Gli spermatozoi non sono in grado di riparare i danni al Dna causati dall’esposizione dannosa alle radiazioni, e li trasmettono quindi ai figli nonostante i tentativi delle cellule uovo materne di rimettere insieme i frammenti di Dna danneggiato.

Lo ha scoperto uno studio dell’Università tedesca di Colonia condotto sul verme Caenorhabditis elegans, il più utilizzato dai genetisti, e pubblicato sulla rivista Nature.

La ricerca mostra che meccanismi simili potrebbero essere in atto anche negli esseri umani, aumentando il rischio di autismo e schizofrenia, ma indica anche possibili bersagli terapeutici per nuovi trattamenti dei danni da radiazioni.

I ricercatori guidati da Björn Schumacher hanno scoperto che gli spermatozoi maturi, a differenza delle cellule uovo, non possiedono i meccanismi necessari alla riparazione dei danni dovuti alle radiazioni.

Quando la cellula uovo viene fecondata da spermatozoi danneggiati, cerca di rimediare riassemblando i frammenti in modo causale, ma finisce per provocare profonde alterazioni della struttura dei cromosomi paterni e la prole risulta quindi affetta da gravi problemi dello sviluppo.

Infatti, una volta trasmesso, il Dna non può più essere riparato: questo perché le proteine che potrebbero sistemare il danno non riescono ad accedere al Dna a causa degli istoni, altre proteine che normalmente impacchettano il Dna nelle cellule e lo schermano da qualsiasi tentativo di riparazione. Gli autori dello studio hanno infatti verificato che, rimuovendo gli istoni, il danno ereditato per via paterna viene completamente eliminato.

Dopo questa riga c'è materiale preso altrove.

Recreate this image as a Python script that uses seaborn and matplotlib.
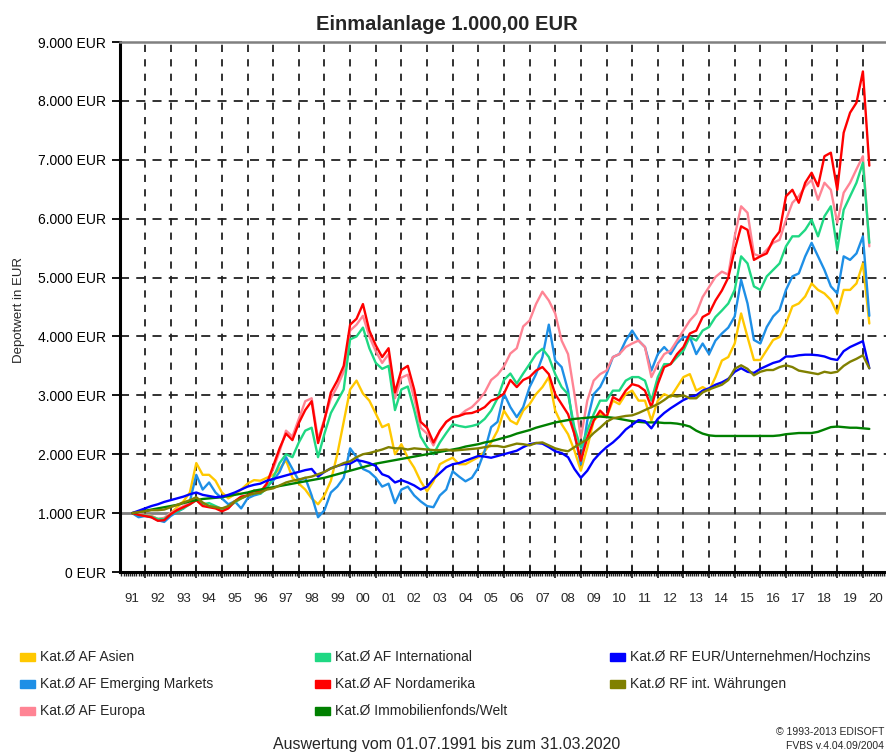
import numpy as np
import pandas as pd
import seaborn as sns
import matplotlib.pyplot as plt
from matplotlib.patches import Rectangle
from matplotlib.ticker import FuncFormatter, MultipleLocator

# Quartalswerte (in Tsd. EUR), 01.07.1991 bis 31.03.2020
start_year = 1991.5
quarter = 0.25

asien = [
    1.00, 0.95,
    0.97, 0.95, 0.90, 0.90,
    1.00, 1.10, 1.20, 1.35,
    1.85, 1.65, 1.65, 1.55,
    1.35, 1.25, 1.32, 1.40,
    1.50, 1.56, 1.55, 1.60,
    1.65, 1.75, 1.90, 1.60,
    1.50, 1.40, 1.25, 1.15,
    1.30, 1.55, 2.00, 2.55,
    3.10, 3.25, 3.03, 2.91,
    2.69, 2.46, 2.51, 2.00,
    2.17, 1.94, 1.77, 1.54,
    1.37, 1.54, 1.83, 1.89,
    1.94, 1.83, 1.83, 1.89,
    1.95, 2.05, 2.20, 2.40,
    2.74, 2.57, 2.51, 2.74,
    2.85, 3.02, 3.14, 3.31,
    2.74, 2.51, 2.34, 2.06,
    1.72, 2.11, 2.57, 2.68,
    2.63, 2.91, 2.85, 3.02,
    3.08, 2.91, 2.91, 2.57,
    2.91, 3.02, 2.97, 3.14,
    3.31, 3.36, 3.08, 3.14,
    3.08, 3.31, 3.59, 3.65,
    3.88, 4.39, 3.99, 3.60,
    3.60, 3.77, 3.94, 3.99,
    4.22, 4.51, 4.56, 4.68,
    4.90, 4.79, 4.73, 4.62,
    4.39, 4.79, 4.79, 4.90,
    5.24, 4.22,
]

emerging = [
    1.00, 0.93,
    0.95, 0.93, 0.88, 0.85,
    0.95, 1.02, 1.08, 1.20,
    1.65, 1.40, 1.52, 1.35,
    1.25, 1.15, 1.20, 1.08,
    1.25, 1.30, 1.33, 1.45,
    1.55, 1.70, 1.95, 1.75,
    1.55, 1.60, 1.30, 0.93,
    1.05, 1.35, 1.45, 1.60,
    2.10, 1.95, 1.75, 1.70,
    1.60, 1.45, 1.50, 1.17,
    1.40, 1.45, 1.30, 1.20,
    1.12, 1.10, 1.30, 1.40,
    1.71, 1.62, 1.54, 1.60,
    1.77, 2.06, 2.46, 2.55,
    3.03, 2.80, 2.63, 2.80,
    3.14, 3.36, 3.65, 4.20,
    3.59, 3.48, 3.08, 2.34,
    1.83, 2.57, 3.02, 3.14,
    3.36, 3.65, 3.70, 3.93,
    4.10, 3.93, 3.82, 3.42,
    3.70, 3.82, 3.70, 3.88,
    3.99, 3.99, 3.70, 3.88,
    3.70, 3.93, 4.05, 4.15,
    4.34, 4.96, 4.56, 3.94,
    3.88, 4.16, 4.34, 4.45,
    4.79, 5.02, 5.07, 5.36,
    5.59, 5.36, 5.13, 4.85,
    4.73, 5.36, 5.30, 5.41,
    5.70, 4.35,
]

europa = [
    1.00, 0.98,
    0.97, 0.95, 0.90, 0.92,
    1.00, 1.06, 1.12, 1.18,
    1.25, 1.15, 1.12, 1.10,
    1.06, 1.10, 1.20, 1.27,
    1.30, 1.38, 1.37, 1.50,
    1.75, 2.05, 2.40, 2.30,
    2.60, 2.90, 2.95, 2.25,
    2.60, 2.95, 3.15, 3.40,
    4.10, 4.20, 4.35, 4.00,
    3.75, 3.55, 3.70, 2.95,
    3.30, 3.35, 2.95, 2.45,
    2.35, 2.15, 2.40, 2.55,
    2.62, 2.65, 2.74, 2.80,
    2.91, 3.05, 3.26, 3.35,
    3.49, 3.71, 3.80, 4.17,
    4.27, 4.55, 4.76, 4.61,
    4.39, 3.93, 3.70, 3.02,
    2.28, 2.91, 3.25, 3.36,
    3.42, 3.65, 3.70, 3.82,
    3.88, 3.93, 3.82, 3.31,
    3.53, 3.70, 3.76, 3.93,
    4.10, 4.27, 4.39, 4.67,
    4.84, 5.01, 5.10, 5.05,
    5.70, 6.21, 6.10, 5.40,
    5.36, 5.47, 5.59, 5.64,
    5.98, 6.27, 6.38, 6.55,
    6.66, 6.32, 6.61, 6.49,
    5.93, 6.44, 6.61, 6.84,
    7.06, 5.53,
]

international = [
    1.00, 0.97,
    0.96, 0.94, 0.90, 0.90,
    0.98, 1.03, 1.08, 1.15,
    1.22, 1.15, 1.17, 1.12,
    1.07, 1.10, 1.18, 1.25,
    1.30, 1.35, 1.33, 1.42,
    1.60, 1.85, 2.00, 1.95,
    2.20, 2.40, 2.45, 1.95,
    2.35, 2.70, 2.90, 3.10,
    3.95, 4.00, 4.15, 3.80,
    3.55, 3.45, 3.50, 2.75,
    3.10, 3.15, 2.75, 2.30,
    2.12, 2.00, 2.20, 2.36,
    2.51, 2.48, 2.46, 2.48,
    2.51, 2.60, 2.74, 2.95,
    3.26, 3.37, 3.20, 3.37,
    3.53, 3.70, 3.79, 3.65,
    3.36, 3.14, 3.02, 2.45,
    2.11, 2.40, 2.68, 2.91,
    2.91, 3.08, 3.08, 3.25,
    3.31, 3.31, 3.25, 2.91,
    3.31, 3.53, 3.53, 3.65,
    3.76, 3.99, 3.93, 4.10,
    4.16, 4.33, 4.44, 4.56,
    4.79, 5.36, 5.24, 4.85,
    4.79, 5.02, 5.13, 5.24,
    5.53, 5.70, 5.70, 5.81,
    5.98, 5.70, 6.04, 6.21,
    5.47, 6.15, 6.38, 6.61,
    6.95, 5.59,
]

nordamerika = [
    1.00, 0.97,
    0.95, 0.93, 0.87, 0.88,
    0.98, 1.05, 1.10, 1.15,
    1.22, 1.12, 1.10, 1.08,
    1.03, 1.08, 1.20, 1.28,
    1.30, 1.38, 1.35, 1.50,
    1.80, 2.10, 2.35, 2.24,
    2.53, 2.75, 2.90, 2.19,
    2.58, 3.05, 3.25, 3.50,
    4.20, 4.30, 4.55, 4.10,
    3.85, 3.65, 3.80, 3.05,
    3.43, 3.50, 3.10, 2.55,
    2.45, 2.20, 2.40, 2.55,
    2.63, 2.65, 2.69, 2.70,
    2.74, 2.80, 2.91, 2.95,
    3.03, 3.26, 3.14, 3.26,
    3.31, 3.42, 3.48, 3.36,
    3.02, 2.85, 2.68, 2.34,
    1.89, 2.28, 2.57, 2.74,
    2.63, 2.97, 2.91, 3.08,
    3.19, 3.16, 3.08, 2.80,
    3.19, 3.48, 3.53, 3.70,
    3.82, 4.05, 4.10, 4.33,
    4.39, 4.61, 4.78, 5.00,
    5.47, 5.87, 5.81, 5.30,
    5.36, 5.41, 5.64, 5.78,
    6.38, 6.49, 6.27, 6.61,
    6.78, 6.55, 7.06, 7.12,
    6.49, 7.46, 7.80, 7.97,
    8.50, 6.90,
]

immobilien = [
    1.00, 1.02,
    1.04, 1.06, 1.08, 1.10,
    1.12, 1.14, 1.17, 1.20,
    1.22, 1.24, 1.25, 1.26,
    1.27, 1.29, 1.31, 1.33,
    1.35, 1.38, 1.40, 1.42,
    1.44, 1.46, 1.48, 1.50,
    1.52, 1.54, 1.56, 1.58,
    1.60, 1.63, 1.66, 1.69,
    1.72, 1.75, 1.78, 1.81,
    1.84, 1.86, 1.88, 1.90,
    1.92, 1.94, 1.96, 1.98,
    2.00, 2.02, 2.04, 2.06,
    2.08, 2.10, 2.13, 2.15,
    2.17, 2.20, 2.22, 2.25,
    2.28, 2.31, 2.35, 2.38,
    2.41, 2.45, 2.48, 2.51,
    2.54, 2.56, 2.58, 2.60,
    2.61, 2.62, 2.63, 2.64,
    2.63, 2.62, 2.60, 2.58,
    2.56, 2.55, 2.54, 2.54,
    2.54, 2.53, 2.53, 2.52,
    2.50, 2.47, 2.40, 2.35,
    2.32, 2.31, 2.31, 2.31,
    2.31, 2.31, 2.31, 2.31,
    2.31, 2.31, 2.31, 2.32,
    2.34, 2.35, 2.36, 2.36,
    2.36, 2.38, 2.42, 2.46,
    2.47, 2.46, 2.45, 2.45,
    2.44, 2.43,
]

rf_hochzins = [
    1.00, 1.04,
    1.08, 1.12, 1.15, 1.19,
    1.22, 1.25, 1.28, 1.32,
    1.35, 1.31, 1.29, 1.27,
    1.28, 1.31, 1.35, 1.40,
    1.45, 1.48, 1.50, 1.55,
    1.58, 1.61, 1.64, 1.67,
    1.70, 1.73, 1.75, 1.62,
    1.70, 1.76, 1.80, 1.83,
    1.84, 1.90, 1.88, 1.85,
    1.80, 1.66, 1.62, 1.52,
    1.56, 1.52, 1.47, 1.40,
    1.45, 1.58, 1.68, 1.78,
    1.83, 1.85, 1.89, 1.93,
    1.97, 1.96, 1.94, 1.97,
    2.00, 2.03, 2.06, 2.12,
    2.17, 2.19, 2.18, 2.12,
    2.05, 2.02, 1.95, 1.75,
    1.60, 1.72, 1.90, 2.02,
    2.12, 2.20, 2.30, 2.42,
    2.50, 2.58, 2.56, 2.44,
    2.60, 2.70, 2.78, 2.85,
    2.92, 2.97, 3.00, 3.08,
    3.12, 3.18, 3.22, 3.28,
    3.40, 3.46, 3.40, 3.38,
    3.45, 3.50, 3.55, 3.58,
    3.66, 3.66, 3.68, 3.69,
    3.69, 3.68, 3.66, 3.62,
    3.60, 3.75, 3.82, 3.87,
    3.92, 3.46,
]

rf_waehrungen = [
    1.00, 1.02,
    1.03, 1.05, 1.05, 1.06,
    1.10, 1.14, 1.18, 1.22,
    1.27, 1.18, 1.12, 1.10,
    1.08, 1.12, 1.20, 1.25,
    1.30, 1.33, 1.35, 1.40,
    1.42, 1.47, 1.52, 1.55,
    1.57, 1.60, 1.62, 1.66,
    1.70, 1.76, 1.80, 1.85,
    1.88, 1.95, 2.00, 2.02,
    2.05, 2.08, 2.12, 2.10,
    2.10, 2.08, 2.10, 2.09,
    2.08, 2.07, 2.07, 2.08,
    2.06, 2.07, 2.08, 2.09,
    2.10, 2.12, 2.14, 2.14,
    2.12, 2.15, 2.18, 2.17,
    2.15, 2.19, 2.20, 2.15,
    2.10, 2.07, 2.05, 2.12,
    2.19, 2.25, 2.36, 2.45,
    2.55, 2.61, 2.63, 2.65,
    2.66, 2.70, 2.75, 2.80,
    2.85, 2.92, 3.00, 2.98,
    3.00, 2.95, 2.95, 3.05,
    3.10, 3.14, 3.18, 3.26,
    3.45, 3.51, 3.45, 3.34,
    3.40, 3.43, 3.43, 3.48,
    3.51, 3.48, 3.42, 3.40,
    3.38, 3.36, 3.40, 3.38,
    3.40, 3.50, 3.57, 3.62,
    3.68, 3.46,
]

labels = ['Kat.Ø AF Asien', 'Kat.Ø AF Emerging Markets', 'Kat.Ø AF Europa',
          'Kat.Ø AF International', 'Kat.Ø AF Nordamerika', 'Kat.Ø Immobilienfonds/Welt',
          'Kat.Ø RF EUR/Unternehmen/Hochzins', 'Kat.Ø RF int. Währungen']
colors = ['#FFC800', '#1E8FE6', '#FF8494', '#1FD883', '#FF0000', '#008000', '#0000FF', '#808000']
series = [asien, emerging, europa, international, nordamerika, immobilien, rf_hochzins, rf_waehrungen]

year_labels = ['91', '92', '93', '94', '95', '96', '97', '98', '99', '00', '01', '02', '03', '04', '05',
               '06', '07', '08', '09', '10', '11', '12', '13', '14', '15', '16', '17', '18', '19', '20']

rows = []
for name, vals in zip(labels, series):
    for i, v in enumerate(vals):
        rows.append((start_year + i * quarter, v * 1000, name))
df = pd.DataFrame(rows, columns=['Jahr', 'Wert', 'Fonds'])

sns.set_style('white')
plt.rcParams['font.family'] = ['Liberation Sans', 'DejaVu Sans']

W, H = 887, 755
fig = plt.figure(figsize=(W / 100, H / 100), dpi=100)
ax = fig.add_axes([120 / W, 183 / H, 767 / W, 530 / H])

# Gitter
for y in range(2000, 9000, 1000):
    ax.axhline(y, color='#222222', lw=1.3, ls=(0, (5, 4)), zorder=1)
ax.axhline(1000, color='#808080', lw=2, zorder=1)
for yr in range(1992, 2021):
    ax.axvline(yr, color='#222222', lw=1.3, ls=(0, (4, 4)), zorder=1)

sns.lineplot(data=df, x='Jahr', y='Wert', hue='Fonds', hue_order=labels,
             palette=colors, linewidth=1.7, legend=False, estimator=None,
             sort=False, ax=ax, zorder=3)

ax.set_xlim(1991.025, 2020.94)
ax.set_ylim(0, 9000)
ax.set_xlabel('')
ax.set_ylabel('')

ax.yaxis.set_major_locator(MultipleLocator(1000))
ax.yaxis.set_major_formatter(FuncFormatter(lambda v, p: f"{int(v):,} EUR".replace(',', '.')))
ax.tick_params(axis='y', length=6, width=1.3, pad=4, labelsize=10, colors='black', left=True)

ax.xaxis.set_major_locator(MultipleLocator(1))
ax.xaxis.set_minor_locator(MultipleLocator(1 / 12))
ax.tick_params(axis='x', which='major', length=9, width=1.3, direction='inout', labelbottom=False, bottom=True)
ax.tick_params(axis='x', which='minor', length=3, width=1, direction='out', bottom=True)

sec = ax.secondary_xaxis('bottom')
sec.set_xticks([1991.5 + i for i in range(len(year_labels))], labels=year_labels)
sec.tick_params(length=0, pad=15, labelsize=9.5)
sec.spines['bottom'].set_visible(False)

for s in ['left', 'bottom']:
    ax.spines[s].set_color('black')
    ax.spines[s].set_linewidth(2.2)
ax.spines['top'].set_color('#808080')
ax.spines['top'].set_linewidth(1.8)
ax.spines['right'].set_visible(False)

fig.text(447 / W, 1 - 25 / H, 'Einmalanlage 1.000,00 EUR', ha='center', va='center',
         fontsize=14.5, fontweight='bold')
fig.text(19 / W, 1 - 310 / H, 'Depotwert in EUR', ha='center', va='center',
         rotation=90, fontsize=9.5)

# Legende
col_x = [20, 315, 610]
row_y = [657, 684, 711]
for k, (name, c) in enumerate(zip(labels, colors)):
    col, row = divmod(k, 3)
    x0, y0 = col_x[col], row_y[row]
    fig.add_artist(Rectangle((x0 / W, 1 - (y0 + 4) / H), 15 / W, 8 / H,
                             transform=fig.transFigure, color=c))
    fig.text((x0 + 20) / W, 1 - y0 / H, name, ha='left', va='center', fontsize=10)

fig.text(447 / W, 1 - 745 / H, 'Auswertung vom 01.07.1991 bis zum 31.03.2020',
         ha='center', va='center', fontsize=11.5)
fig.text(884 / W, 1 - 732 / H, '© 1993-2013 EDISOFT', ha='right', va='center', fontsize=7.5)
fig.text(884 / W, 1 - 746 / H, 'FVBS v.4.04.09/2004', ha='right', va='center', fontsize=7.5)

fig.savefig('out.png', dpi=100)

Anche negli esseri umani gli spermatozoi hanno bisogno di essere protetti dalle radiazioni: “Danni simili possono essere inflitti durante la radioterapia o la chemioterapia”, dice Schumacher, “e il rischio resta alto per i due mesi successivi, il tempo entro il quale gli spermatozoi vecchi vengono sostituiti da quelli nuovi”.